Historically, the user “nobody” was assigned UID -2 by several operating systems, although other values such as 2^(15)−1 = 32,767 are also in use, such as by OpenBSD. For compatibility between 16-bit and 32-bit UIDs, many Linux distributions now set it to be 2^(16)−2 = 65,534; the Linux kernel defaults to returning this value when a 32-bit UID does not fit into the return value of the 16-bit system calls. An alternative convention assigns the last UID of the range statically allocated for system use (0-99) to nobody: 99.

and

Maybe you can use the value of 
/proc/sys/fs/overflowuid.

That gives me some inspiration,which means kernel are treating our ping_group_range as invalid value, I also got this

So what this means is that if either the minimum or maximum GID value in the specified range is not valid inside of the user namespace, the kernel will (silently) set the sysctl’s value to the range of “1 0” from the init user namespace (IMO, it should be returning an error in this situation).

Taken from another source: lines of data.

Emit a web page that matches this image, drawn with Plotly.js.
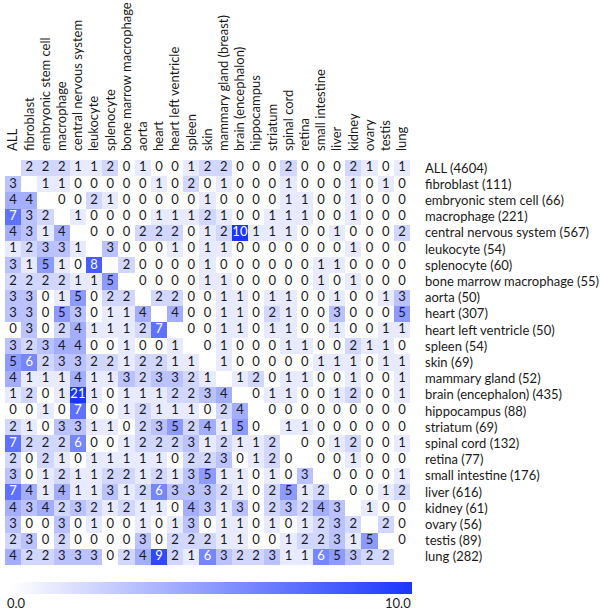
<!DOCTYPE html>
<html><head><meta charset="utf-8">
<script src="https://cdn.plot.ly/plotly-3.0.1.min.js"></script>
<style>html,body{margin:0;padding:0;background:#fff}#chart{width:600px;height:612px}</style>
</head><body><div id="chart"></div>
<script>
const colLabels = ["ALL","fibroblast","embryonic stem cell","macrophage","central nervous system","leukocyte","splenocyte","bone marrow macrophage","aorta","heart","heart left ventricle","spleen","skin","mammary gland (breast)","brain (encephalon)","hippocampus","striatum","spinal cord","retina","small intestine","liver","kidney","ovary","testis","lung"];
const rowLabels = ["ALL (4604)","fibroblast (111)","embryonic stem cell (66)","macrophage (221)","central nervous system (567)","leukocyte (54)","splenocyte (60)","bone marrow macrophage (55)","aorta (50)","heart (307)","heart left ventricle (50)","spleen (54)","skin (69)","mammary gland (52)","brain (encephalon) (435)","hippocampus (88)","striatum (69)","spinal cord (132)","retina (77)","small intestine (176)","liver (616)","kidney (61)","ovary (56)","testis (89)","lung (282)"];

const rowAll        = [null,2,2,2,1,1,2,0,1,0,0,1,2,2,0,0,0,2,0,0,0,2,1,0,1];
const rowFibroblast = [3,null,1,1,0,0,0,0,0,1,0,2,0,1,0,0,0,1,0,0,0,1,0,1,0];
const rowEmbryonic  = [4,4,null,0,0,2,1,0,0,0,0,0,1,0,0,0,0,1,1,0,0,1,0,0,0];
const rowMacrophage = [7,3,2,null,1,0,0,0,0,1,1,1,2,1,0,0,1,1,1,0,0,1,0,0,0];
const rowCNS        = [4,3,1,4,null,0,0,0,2,2,2,0,1,2,10,1,1,1,0,0,1,0,0,0,2];
const rowLeukocyte  = [1,2,3,3,1,null,3,0,0,0,1,0,1,1,0,0,0,0,0,0,0,1,0,0,0];
const rowSplenocyte = [3,1,5,1,0,8,null,2,0,0,0,0,1,0,0,0,0,0,0,1,1,0,0,0,0];
const rowBoneMarrow = [2,2,2,2,1,1,5,null,0,0,0,0,1,1,0,0,0,0,0,1,0,1,0,0,0];
const rowAorta      = [3,3,0,1,5,0,2,2,null,2,2,0,0,1,1,0,1,1,0,0,1,0,0,1,3];
const rowHeart      = [3,3,0,5,3,0,1,1,4,null,4,0,0,1,1,0,2,1,0,0,3,0,0,0,5];
const rowHeartLV    = [0,3,0,2,4,1,1,1,2,7,null,0,0,1,1,0,1,1,0,0,1,0,0,1,1];
const rowSpleen     = [3,2,3,4,4,0,0,1,0,0,1,null,0,1,0,0,0,1,1,0,0,2,1,1,0];
const rowSkin       = [5,6,2,3,3,2,2,1,2,2,1,1,null,1,0,0,0,0,0,1,1,1,0,1,1];
const rowMammary    = [4,1,1,1,4,1,1,3,2,3,3,2,1,null,1,2,0,1,1,0,0,1,0,0,1];
const rowBrain      = [1,2,0,1,21,1,0,1,1,1,2,2,3,4,null,0,1,1,0,0,1,2,0,0,1];
const rowHippocampus= [0,0,1,0,7,0,0,1,2,1,1,1,0,2,4,null,0,0,0,0,0,0,0,0,0];
const rowStriatum   = [2,1,0,3,3,1,1,0,2,3,5,2,4,1,5,0,null,1,1,0,0,0,0,0,0];
const rowSpinalCord = [7,2,2,2,6,0,0,1,2,2,2,3,1,2,1,1,2,null,0,0,1,2,0,0,1];
const rowRetina     = [2,0,2,1,0,1,1,1,1,1,0,2,2,3,0,1,2,0,null,0,0,1,0,0,0];
const rowSmallInt   = [3,0,1,2,1,1,2,2,1,2,1,3,5,1,1,0,1,0,3,null,0,0,0,0,1];
const rowLiver      = [7,4,1,4,1,1,3,1,2,6,3,3,3,2,1,0,2,5,1,2,null,0,0,1,2];
const rowKidney     = [4,3,4,2,3,2,1,2,1,1,0,4,3,1,3,0,2,3,2,4,3,null,1,0,0];
const rowOvary      = [3,0,0,3,0,1,0,0,1,0,1,3,0,1,1,0,1,0,1,2,3,2,null,2,0];
const rowTestis     = [2,3,0,2,0,0,0,0,3,0,2,2,2,1,1,0,0,1,2,2,3,1,5,null,0];
const rowLung       = [4,2,2,3,3,3,0,2,4,9,2,1,6,3,2,2,3,1,1,6,5,3,2,2,null];

const z = [rowAll,rowFibroblast,rowEmbryonic,rowMacrophage,rowCNS,rowLeukocyte,rowSplenocyte,rowBoneMarrow,rowAorta,rowHeart,rowHeartLV,rowSpleen,rowSkin,rowMammary,rowBrain,rowHippocampus,rowStriatum,rowSpinalCord,rowRetina,rowSmallInt,rowLiver,rowKidney,rowOvary,rowTestis,rowLung];

const idx = colLabels.map((_, i) => i);
const tx = [], ty = [], tt = [], tc = [];
z.forEach((row, r) => row.forEach((v, c) => {
  if (v === null) return;
  tx.push(c); ty.push(r); tt.push(String(v));
  tc.push(v >= 6 ? '#ffffff' : '#1a1a1a');
}));

const FONT = 'Lato, "Open Sans", sans-serif';
const data = [
  {type:'heatmap', x: idx, y: idx, z: z, zmin: 0, zmax: 10,
   colorscale: [[0,'#ffffff'],[1,'#1a35ff']], hoverongaps:false, xgap:0, ygap:0,
   colorbar: {orientation:'h', thickness:12, thicknessmode:'pixels', lenmode:'pixels', len:401,
     x:0.511, xanchor:'center', y:-0.042, yanchor:'top', outlinewidth:0, xpad:0, ypad:0,
     showticklabels:false, ticks:''}},
  {type:'scatter', mode:'text', x: tx, y: ty, text: tt,
   textfont:{family:FONT, size:13, color: tc}, hoverinfo:'skip', showlegend:false}
];
const layout = {
  width:600, height:612, margin:{l:5, r:190, t:160, b:47},
  paper_bgcolor:'#fff', plot_bgcolor:'#fff', showlegend:false,
  font:{family:FONT, size:13, color:'#1a1a1a'},
  xaxis:{side:'top', tickmode:'array', tickvals: idx, ticktext: colLabels, tickangle:-90,
    range:[-0.5,24.5], showgrid:false, zeroline:false, ticks:'', ticklabelstandoff:8,
    tickfont:{family:FONT, size:13, color:'#1a1a1a'}, fixedrange:true},
  yaxis:{side:'right', tickmode:'array', tickvals: idx, ticktext: rowLabels,
    range:[24.5,-0.5], showgrid:false, zeroline:false, ticks:'', ticklabelstandoff:14,
    tickfont:{family:FONT, size:13, color:'#1a1a1a'}, fixedrange:true},
  annotations:[
    {xref:'paper', yref:'paper', x:-0.001, y:-0.094, xanchor:'left', yanchor:'middle', text:'0.0', showarrow:false, font:{family:FONT, size:13, color:'#1a1a1a'}},
    {xref:'paper', yref:'paper', x:1.007, y:-0.094, xanchor:'right', yanchor:'middle', text:'10.0', showarrow:false, font:{family:FONT, size:13, color:'#1a1a1a'}}
  ]
};
Plotly.newPlot('chart', data, layout, {displayModeBar:false, staticPlot:true});
</script></body></html>
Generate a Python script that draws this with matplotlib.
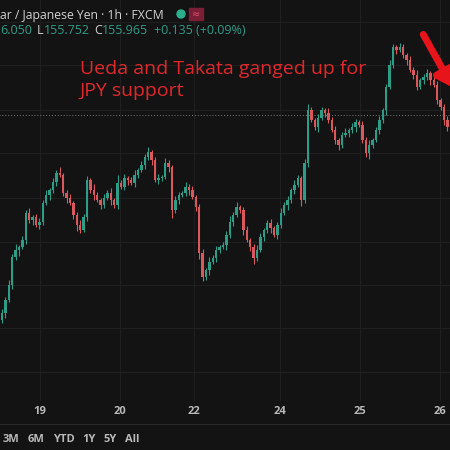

After the write has silently failed and you read back the sysctl value, the kernel does something silly by reporting that the min and max values of the GID range are the overflow gid (DEFAULT_OVERFLOWGID in the source code) since the actual sysctl value doesn’t map to a valid GID range inside the container. This is why you see 65534 65534 when reading the sysctl from inside the 18.04 container.

this thread also kind enough to provide corresponding kernel source code: From net/ipv4/sysctl_net_ipv4.c

static int ipv4_ping_group_range(struct ctl_table *table, int write,
                                 void __user *buffer,
                                 size_t *lenp, loff_t *ppos)
{
...
        if (write && ret == 0) {
                low = make_kgid(user_ns, urange[0]);
                high = make_kgid(user_ns, urange[1]);
                if (!gid_valid(low) || !gid_valid(high) ||
                    (urange[1] < urange[0]) || gid_lt(high, low)) {
                        low = make_kgid(&init_user_ns, 1);
                        high = make_kgid(&init_user_ns, 0);
                }
                set_ping_group_range(table, low, high);
        }

        return ret;
}

So what left is just to confirm what happened in kernel when I set ranges to this knob… Debugging kernel over serial gdb seems very unstable to me, but I still manage to step most important parts of the code, when I try to write 0 65535 to this knob as fakeroot, it shows that low is valid gid if I run as fakeroot, but not high. Consider the unprivileged sandbox one UID/GID map restriction, then the whole picture is clear:

  1. when bazel create networkspace, the config knob reset to init value 1 0, which forbidden any user to use IPPROTO_ICMP
  2. bazel use unprivileged namespace, it will have exactly one UID/GID inside the namespace
  3. because GID = 1 can’t map to valid GID inside namespace, so we got a magic 65534 65534 knob value

Then after that, it’s also straightforward to fix it

  1. this knob is only writable by root, so we must be fakeroot
  2. the only valid GID inside namespace is the GID of root, so the range must be write as 0 0

A quick test shows that this fix do let me using IPPROTO_ICMP inside fakeroot sandbox, Nice! And during that I also found podman have similar process during namespace initialization.

Now my fix already being part of bazel 7.4 release, enjoy it!